_Written task_: Below are records; please set down exactly the lines from the first through the one containing "anchor=north west, align=left]".
── Data entries ──
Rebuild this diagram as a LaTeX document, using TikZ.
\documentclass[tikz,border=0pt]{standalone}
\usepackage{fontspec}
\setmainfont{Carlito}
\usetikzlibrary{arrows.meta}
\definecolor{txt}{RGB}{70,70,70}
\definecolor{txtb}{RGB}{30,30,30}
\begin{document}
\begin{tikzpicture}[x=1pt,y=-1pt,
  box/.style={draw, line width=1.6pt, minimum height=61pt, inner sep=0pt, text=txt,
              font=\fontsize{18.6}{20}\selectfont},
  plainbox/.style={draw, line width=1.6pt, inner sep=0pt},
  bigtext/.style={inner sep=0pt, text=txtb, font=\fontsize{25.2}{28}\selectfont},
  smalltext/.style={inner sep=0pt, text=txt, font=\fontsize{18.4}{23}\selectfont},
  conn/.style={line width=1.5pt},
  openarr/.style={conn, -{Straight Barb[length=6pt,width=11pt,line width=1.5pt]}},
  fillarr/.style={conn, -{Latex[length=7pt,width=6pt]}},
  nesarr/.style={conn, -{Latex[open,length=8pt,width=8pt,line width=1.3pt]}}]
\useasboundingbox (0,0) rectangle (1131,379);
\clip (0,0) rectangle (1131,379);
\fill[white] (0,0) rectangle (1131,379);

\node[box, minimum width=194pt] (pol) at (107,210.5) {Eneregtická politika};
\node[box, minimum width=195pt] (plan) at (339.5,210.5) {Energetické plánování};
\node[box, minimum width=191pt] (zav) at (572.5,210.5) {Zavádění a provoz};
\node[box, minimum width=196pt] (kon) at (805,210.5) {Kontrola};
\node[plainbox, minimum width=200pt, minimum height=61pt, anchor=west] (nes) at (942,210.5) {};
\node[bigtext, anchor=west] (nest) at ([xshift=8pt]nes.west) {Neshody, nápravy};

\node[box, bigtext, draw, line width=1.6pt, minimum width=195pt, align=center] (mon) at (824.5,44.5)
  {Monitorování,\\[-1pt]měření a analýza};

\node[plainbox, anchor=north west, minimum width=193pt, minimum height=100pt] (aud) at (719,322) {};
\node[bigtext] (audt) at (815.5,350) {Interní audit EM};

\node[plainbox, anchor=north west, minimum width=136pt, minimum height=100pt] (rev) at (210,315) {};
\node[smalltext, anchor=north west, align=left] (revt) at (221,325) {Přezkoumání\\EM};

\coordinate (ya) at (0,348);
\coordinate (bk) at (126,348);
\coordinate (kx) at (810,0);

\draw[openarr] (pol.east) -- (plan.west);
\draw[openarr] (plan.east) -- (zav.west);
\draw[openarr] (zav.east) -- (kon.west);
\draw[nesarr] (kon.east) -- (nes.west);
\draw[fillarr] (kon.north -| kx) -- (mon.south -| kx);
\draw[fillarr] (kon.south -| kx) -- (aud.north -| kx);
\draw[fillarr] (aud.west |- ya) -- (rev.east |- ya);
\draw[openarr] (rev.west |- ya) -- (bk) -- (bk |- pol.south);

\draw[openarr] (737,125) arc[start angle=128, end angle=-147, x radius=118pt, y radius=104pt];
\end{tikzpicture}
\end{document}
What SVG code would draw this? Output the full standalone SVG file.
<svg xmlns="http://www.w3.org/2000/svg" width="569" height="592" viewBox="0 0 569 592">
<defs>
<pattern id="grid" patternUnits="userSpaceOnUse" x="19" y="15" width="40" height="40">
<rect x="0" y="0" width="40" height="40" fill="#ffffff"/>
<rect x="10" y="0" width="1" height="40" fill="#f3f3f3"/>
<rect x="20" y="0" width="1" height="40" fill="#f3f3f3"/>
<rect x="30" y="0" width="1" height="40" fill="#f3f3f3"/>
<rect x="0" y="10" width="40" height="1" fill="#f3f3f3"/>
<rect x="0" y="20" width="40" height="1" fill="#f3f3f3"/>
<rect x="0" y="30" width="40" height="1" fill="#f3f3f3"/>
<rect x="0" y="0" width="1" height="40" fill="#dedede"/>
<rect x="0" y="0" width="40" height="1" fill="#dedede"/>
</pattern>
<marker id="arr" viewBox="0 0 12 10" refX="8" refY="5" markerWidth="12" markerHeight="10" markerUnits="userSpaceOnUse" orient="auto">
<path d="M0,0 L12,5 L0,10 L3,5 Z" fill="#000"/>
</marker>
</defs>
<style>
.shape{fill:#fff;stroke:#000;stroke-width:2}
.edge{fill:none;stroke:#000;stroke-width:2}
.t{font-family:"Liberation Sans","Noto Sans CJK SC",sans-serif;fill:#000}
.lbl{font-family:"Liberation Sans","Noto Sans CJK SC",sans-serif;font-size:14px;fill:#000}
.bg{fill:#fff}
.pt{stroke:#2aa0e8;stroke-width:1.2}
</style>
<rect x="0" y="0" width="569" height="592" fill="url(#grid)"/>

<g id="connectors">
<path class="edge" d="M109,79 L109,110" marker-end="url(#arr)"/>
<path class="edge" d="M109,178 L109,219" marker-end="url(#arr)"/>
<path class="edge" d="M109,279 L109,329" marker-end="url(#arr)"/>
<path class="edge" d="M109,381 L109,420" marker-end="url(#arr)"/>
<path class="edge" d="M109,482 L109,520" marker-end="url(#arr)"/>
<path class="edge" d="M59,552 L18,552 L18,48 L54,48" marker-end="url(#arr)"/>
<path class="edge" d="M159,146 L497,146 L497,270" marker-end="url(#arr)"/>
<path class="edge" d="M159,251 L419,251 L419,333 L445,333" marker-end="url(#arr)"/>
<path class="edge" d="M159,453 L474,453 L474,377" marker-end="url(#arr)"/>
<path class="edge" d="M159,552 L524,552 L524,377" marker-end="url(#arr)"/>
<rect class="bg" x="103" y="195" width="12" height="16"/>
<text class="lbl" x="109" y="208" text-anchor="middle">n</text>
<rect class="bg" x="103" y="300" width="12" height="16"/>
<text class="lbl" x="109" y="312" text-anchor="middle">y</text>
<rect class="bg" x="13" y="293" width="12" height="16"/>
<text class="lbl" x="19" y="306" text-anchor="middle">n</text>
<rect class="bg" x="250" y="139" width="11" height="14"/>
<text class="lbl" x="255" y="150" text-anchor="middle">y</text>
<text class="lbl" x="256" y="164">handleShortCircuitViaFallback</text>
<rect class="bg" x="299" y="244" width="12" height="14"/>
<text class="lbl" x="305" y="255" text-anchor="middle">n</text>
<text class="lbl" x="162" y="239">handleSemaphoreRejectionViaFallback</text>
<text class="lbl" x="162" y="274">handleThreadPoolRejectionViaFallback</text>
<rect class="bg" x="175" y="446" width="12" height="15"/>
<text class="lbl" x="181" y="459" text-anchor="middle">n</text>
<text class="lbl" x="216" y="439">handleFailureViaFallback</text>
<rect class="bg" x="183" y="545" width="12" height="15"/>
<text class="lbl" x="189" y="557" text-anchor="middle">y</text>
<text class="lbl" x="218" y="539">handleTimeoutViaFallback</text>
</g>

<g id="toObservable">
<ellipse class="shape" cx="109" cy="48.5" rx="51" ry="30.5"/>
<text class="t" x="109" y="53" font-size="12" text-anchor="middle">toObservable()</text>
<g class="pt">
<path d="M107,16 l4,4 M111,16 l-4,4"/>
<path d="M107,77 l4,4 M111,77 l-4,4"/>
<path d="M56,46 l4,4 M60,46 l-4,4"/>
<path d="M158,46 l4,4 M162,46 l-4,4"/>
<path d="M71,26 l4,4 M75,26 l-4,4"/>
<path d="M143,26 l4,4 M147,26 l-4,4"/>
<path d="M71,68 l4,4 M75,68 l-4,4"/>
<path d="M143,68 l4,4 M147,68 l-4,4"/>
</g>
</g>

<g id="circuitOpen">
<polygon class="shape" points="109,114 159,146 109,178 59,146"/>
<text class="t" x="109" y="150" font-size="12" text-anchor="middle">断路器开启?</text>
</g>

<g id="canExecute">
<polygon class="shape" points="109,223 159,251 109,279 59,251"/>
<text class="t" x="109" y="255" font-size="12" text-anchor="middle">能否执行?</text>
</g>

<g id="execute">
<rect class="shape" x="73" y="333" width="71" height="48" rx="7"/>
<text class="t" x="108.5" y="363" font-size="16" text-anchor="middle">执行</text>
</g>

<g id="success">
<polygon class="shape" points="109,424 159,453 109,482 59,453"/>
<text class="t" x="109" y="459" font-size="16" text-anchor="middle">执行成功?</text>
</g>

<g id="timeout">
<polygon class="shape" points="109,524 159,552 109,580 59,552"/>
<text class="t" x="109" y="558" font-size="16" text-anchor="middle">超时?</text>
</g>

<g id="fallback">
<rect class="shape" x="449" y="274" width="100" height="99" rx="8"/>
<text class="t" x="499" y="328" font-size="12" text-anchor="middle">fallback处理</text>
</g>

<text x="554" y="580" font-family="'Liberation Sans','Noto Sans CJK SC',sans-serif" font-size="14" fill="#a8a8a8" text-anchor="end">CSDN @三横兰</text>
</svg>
───
_Worked answer_:
Rebuild this diagram as a LaTeX document, using TikZ.
\documentclass[tikz,border=0pt]{standalone}
\usepackage{fontspec}
\setmainfont{Carlito}
\usetikzlibrary{arrows.meta}
\definecolor{txt}{RGB}{70,70,70}
\definecolor{txtb}{RGB}{30,30,30}
\begin{document}
\begin{tikzpicture}[x=1pt,y=-1pt,
  box/.style={draw, line width=1.6pt, minimum height=61pt, inner sep=0pt, text=txt,
              font=\fontsize{18.6}{20}\selectfont},
  plainbox/.style={draw, line width=1.6pt, inner sep=0pt},
  bigtext/.style={inner sep=0pt, text=txtb, font=\fontsize{25.2}{28}\selectfont},
  smalltext/.style={inner sep=0pt, text=txt, font=\fontsize{18.4}{23}\selectfont},
  conn/.style={line width=1.5pt},
  openarr/.style={conn, -{Straight Barb[length=6pt,width=11pt,line width=1.5pt]}},
  fillarr/.style={conn, -{Latex[length=7pt,width=6pt]}},
  nesarr/.style={conn, -{Latex[open,length=8pt,width=8pt,line width=1.3pt]}}]
\useasboundingbox (0,0) rectangle (1131,379);
\clip (0,0) rectangle (1131,379);
\fill[white] (0,0) rectangle (1131,379);

\node[box, minimum width=194pt] (pol) at (107,210.5) {Eneregtická politika};
\node[box, minimum width=195pt] (plan) at (339.5,210.5) {Energetické plánování};
\node[box, minimum width=191pt] (zav) at (572.5,210.5) {Zavádění a provoz};
\node[box, minimum width=196pt] (kon) at (805,210.5) {Kontrola};
\node[plainbox, minimum width=200pt, minimum height=61pt, anchor=west] (nes) at (942,210.5) {};
\node[bigtext, anchor=west] (nest) at ([xshift=8pt]nes.west) {Neshody, nápravy};

\node[box, bigtext, draw, line width=1.6pt, minimum width=195pt, align=center] (mon) at (824.5,44.5)
  {Monitorování,\\[-1pt]měření a analýza};

\node[plainbox, anchor=north west, minimum width=193pt, minimum height=100pt] (aud) at (719,322) {};
\node[bigtext] (audt) at (815.5,350) {Interní audit EM};

\node[plainbox, anchor=north west, minimum width=136pt, minimum height=100pt] (rev) at (210,315) {};
\node[smalltext, anchor=north west, align=left] (revt) at (221,325) {Přezkoumání\\EM};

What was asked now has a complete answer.